As early as July 2005, however, former co-worker and Obama fan Dan Armstrong revealed Obama’s whole account to be a “serious exaggeration.” Obama worked at not a multinational corporation, but a “small company that published newsletters.” He was not the only black person who worked there. He did not, as claimed, have his own office, wear a jacket and tie, interview international businessmen, or write articles. He mostly just copy-edited business items and slipped them into a three-ring binder for the company’s customers.
Are we supposed to believe that Goderich not only changed Obama’s birthplace from Hawaii to Kenya, but also transformed him from a grunt filling three-ring binders into a “financial journalist and editor”?
Who hasn’t puffed-up a résumé a little bit? But this goes beyond that.
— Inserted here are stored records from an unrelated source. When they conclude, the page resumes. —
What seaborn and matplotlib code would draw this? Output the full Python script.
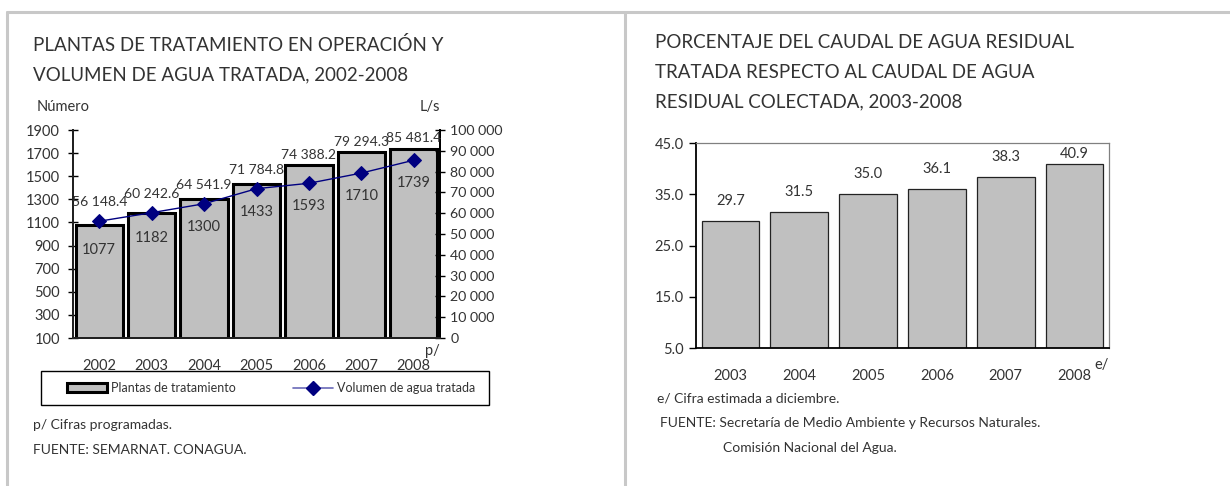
import numpy as np
import matplotlib
matplotlib.use("Agg")
import matplotlib.pyplot as plt
from matplotlib.lines import Line2D
from matplotlib.patches import Patch, Rectangle
import matplotlib.ticker as mticker
import pandas as pd
import seaborn as sns

# ── Data ────────────────────────────────────────────────────
years_left = ["2002", "2003", "2004", "2005", "2006", "2007", "2008"]
plantas = [1077, 1182, 1300, 1433, 1593, 1710, 1739]
volumen = [56148.4, 60242.6, 64541.9, 71784.8, 74388.2, 79294.3, 85481.4]

years_right = ["2003", "2004", "2005", "2006", "2007", "2008"]
porcentaje = [29.7, 31.5, 35.0, 36.1, 38.3, 40.9]

# ── Styling ─────────────────────────────────────────────────
sns.set_theme(style="white")
plt.rcParams["font.family"] = ["Lato", "DejaVu Sans"]
TXT = "#333333"
GRAY = "#c0c0c0"
NAVY = "#000080"
W, H = 1230, 486

def fx(px):
    return px / W

def fy(py):
    return 1 - py / H

def sp(v, fmt="{:,.0f}"):
    return fmt.format(v).replace(",", " ")

fig = plt.figure(figsize=(12.3, 4.86), dpi=100)

# panel borders
border = dict(color="#c8c8c8", lw=2.2, transform=fig.transFigure)
fig.add_artist(Line2D([fx(7), 1.0], [fy(12), fy(12)], **border))
fig.add_artist(Line2D([fx(7), fx(7)], [0, fy(12)], **border))
fig.add_artist(Line2D([fx(625), fx(625)], [0, fy(12)], **border))

# ============================================================
# LEFT: plantas + volumen
# ============================================================
fig.text(fx(33), fy(45), "PLANTAS DE TRATAMIENTO EN OPERACIÓN Y",
         fontsize=13.5, color=TXT, va="center")
fig.text(fx(33), fy(75), "VOLUMEN DE AGUA TRATADA, 2002-2008",
         fontsize=13.5, color=TXT, va="center")
fig.text(fx(37), fy(107), "Número", fontsize=10.5, color=TXT, va="center")
fig.text(fx(420), fy(107), "L/s", fontsize=10.5, color=TXT, va="center")

ax = fig.add_axes([fx(73), fy(338), fx(440) - fx(73), fy(130) - fy(338)])
df_l = pd.DataFrame({"anio": years_left, "plantas": plantas, "volumen": volumen})
sns.barplot(data=df_l, x="anio", y="plantas", ax=ax, color=GRAY,
            saturation=1, width=0.9, edgecolor="black", linewidth=2.2)
ax.set_ylim(100, 1900)
ax.set_xlim(-0.5, len(years_left) - 0.5)
ax.set_yticks(np.arange(100, 1901, 200))
ax.set_xlabel("")
ax.set_ylabel("")
ax.set_xticks(np.arange(-0.5, len(years_left), 1))
ax.set_xticklabels([])
ax.set_xticks(np.arange(len(years_left)), minor=True)
ax.set_xticklabels(years_left, minor=True)
ax.tick_params(axis="x", which="major", direction="out", length=6, width=1, color="black")
ax.tick_params(axis="x", which="minor", length=0, pad=15, labelsize=10.5, labelcolor=TXT)
ax.tick_params(axis="y", direction="inout", length=7, width=1, color="black",
               labelsize=10.5, labelcolor=TXT, pad=6, left=True)
for s in ["left", "bottom", "right"]:
    ax.spines[s].set_color("black")
    ax.spines[s].set_linewidth(1.4)
ax.spines["top"].set_visible(False)

ax2 = ax.twinx()
x_pos = np.arange(len(years_left))
sns.lineplot(x=x_pos, y=volumen, ax=ax2, color=NAVY, lw=1.0, marker="D",
             markersize=7, markeredgecolor=NAVY, legend=False)
ax2.set_ylim(0, 100000)
ax2.set_yticks(np.arange(0, 100001, 10000))
ax2.yaxis.set_major_formatter(mticker.FuncFormatter(lambda v, p: sp(v)))
ax2.tick_params(axis="y", direction="inout", length=7, width=1, color="black",
                labelsize=10.2, labelcolor=TXT, pad=4, right=True)
ax2.spines["top"].set_visible(False)
ax2.spines["right"].set_color("black")
ax2.spines["right"].set_linewidth(1.4)
ax2.set_xlim(-0.5, len(years_left) - 0.5)

# labels placed to avoid bars / line (units of the volume axis)
scale = 100000 / 1800
for i, (c, v) in enumerate(zip(plantas, volumen)):
    bar_top = (c - 100) * scale
    y_vol = max(v + 9000, bar_top + 5000)
    ax2.text(i, y_vol, sp(v, "{:,.1f}"), ha="center", va="center",
             fontsize=10, color=TXT)
    y_cnt = min(bar_top - 12000, v - 11000)
    ax2.text(i, y_cnt, str(c), ha="center", va="center", fontsize=10.5, color=TXT)

ax.annotate("p/", xy=(1.0, 0), xycoords="axes fraction", xytext=(0, -9),
            textcoords="offset points", ha="right", va="center",
            fontsize=10.5, color=TXT)

# legend box
fig.add_artist(Rectangle((fx(41), fy(405)), fx(489) - fx(41), fy(371) - fy(405),
                         transform=fig.transFigure, facecolor="none",
                         edgecolor="black", lw=1.0))
handles = [Patch(facecolor=GRAY, edgecolor="black", linewidth=2.2),
           Line2D([0], [0], color="#6a6ab8", lw=1.2, marker="D", markersize=7,
                  markerfacecolor=NAVY, markeredgecolor=NAVY)]
leg = fig.legend(handles, ["Plantas de tratamiento", "Volumen de agua tratada"],
                 loc="center", bbox_to_anchor=(fx(271), fy(388)),
                 ncol=2, frameon=False, fontsize=9, handlelength=3.2,
                 handletextpad=0.3, columnspacing=4.6, labelcolor=TXT)

fig.text(fx(33), fy(425), "p/ Cifras programadas.", fontsize=10, color=TXT, va="center")
fig.text(fx(33), fy(450), "FUENTE: SEMARNAT. CONAGUA.", fontsize=10, color=TXT, va="center")

# ============================================================
# RIGHT: porcentaje
# ============================================================
for k, line in enumerate(["PORCENTAJE DEL CAUDAL DE AGUA RESIDUAL",
                          "TRATADA RESPECTO AL CAUDAL DE AGUA",
                          "RESIDUAL COLECTADA, 2003-2008"]):
    fig.text(fx(655), fy(42 + 30 * k), line, fontsize=13.5, color=TXT, va="center")

bx = fig.add_axes([fx(696), fy(348), fx(1109) - fx(696), fy(143) - fy(348)])
df_r = pd.DataFrame({"anio": years_right, "pct": porcentaje})
sns.barplot(data=df_r, x="anio", y="pct", ax=bx, color=GRAY, saturation=1,
            width=0.84, edgecolor="#222222", linewidth=0.9)
bx.set_ylim(5, 45)
bx.set_xlim(-0.5, len(years_right) - 0.5)
bx.set_yticks(np.arange(5, 46, 10))
bx.yaxis.set_major_formatter(mticker.FormatStrFormatter("%.1f"))
bx.set_xlabel("")
bx.set_ylabel("")
bx.set_xticks(np.arange(-0.5, len(years_right), 1))
bx.set_xticklabels([])
bx.set_xticks(np.arange(len(years_right)), minor=True)
bx.set_xticklabels(years_right, minor=True)
bx.tick_params(axis="x", which="major", direction="inout", length=8, width=1, color="black")
bx.tick_params(axis="x", which="minor", length=0, pad=15, labelsize=10.5, labelcolor=TXT)
bx.tick_params(axis="y", direction="out", length=5, width=1, color="black",
               labelsize=10.5, labelcolor=TXT, pad=4, left=True)
for s in ["left", "bottom"]:
    bx.spines[s].set_color("black")
    bx.spines[s].set_linewidth(1.3)
for s in ["top", "right"]:
    bx.spines[s].set_color("#808080")
    bx.spines[s].set_linewidth(0.9)

for i, v in enumerate(porcentaje):
    bx.text(i, min(v + 3.9, 42.9), f"{v:.1f}", ha="center", va="center",
            fontsize=10.5, color=TXT)

bx.annotate("e/", xy=(1.0, 0), xycoords="axes fraction", xytext=(0, -12),
            textcoords="offset points", ha="right", va="center",
            fontsize=10.5, color=TXT)

fig.text(fx(657), fy(398), "e/ Cifra estimada a diciembre.", fontsize=10, color=TXT, va="center")
fig.text(fx(660), fy(423), "FUENTE: Secretaría de Medio Ambiente y Recursos Naturales.",
         fontsize=10, color=TXT, va="center")
fig.text(fx(723), fy(448), "Comisión Nacional del Agua.", fontsize=10, color=TXT, va="center")

fig.savefig("out.png", dpi=100)
plt.close()
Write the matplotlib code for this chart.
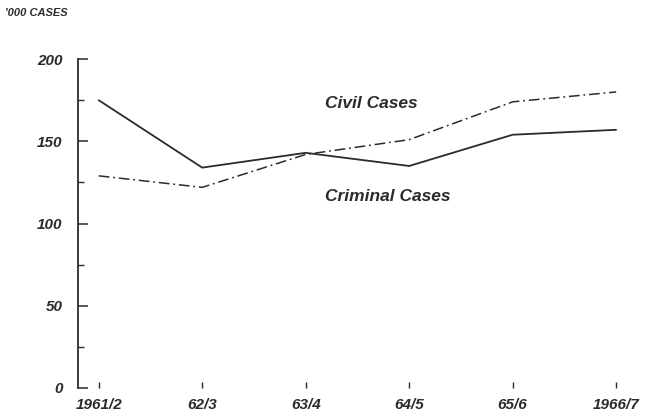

For one thing, this kind of stuff is among the characteristics of narcissism:
Pretending to be more important than they really are
Bragging (subtly but persistently) and exaggerating their achievements
Claiming to be an “expert” at many things
One last piece of data: In Dreams From My Father Obama admits that while at Punahou School, the fancy prep school he attended with the children of Hawaii’s rich and powerful, he told people that his father was an African prince.
Are you starting to see a pattern?
Unlike Obama, I never went on some years-long journey of self-discovery trying to figure out who I am. That journey is what Dreams is supposedly all about. But as we have already learned, many of the people in that memoir are fake “composites” and the events he describes didn’t take place.
Obama is not only pretentious, he is pretend-tious. At Punahou School he was low on the social status totem pole compared to the other children. So he claims to be the son of an African Prince. As he grows older he cultivates a persona that is exotic and international. He wears a sarong, quotes TS Eliot and listens to jazz.
Early on his lies are easy to tell and hard to check. Later on, not so much. So he begins trying to clean up his history. But the problem is he has created a paper trail, and now that he is world famous there is no place to hide.
Luckily for him the media is doing their best to protect him.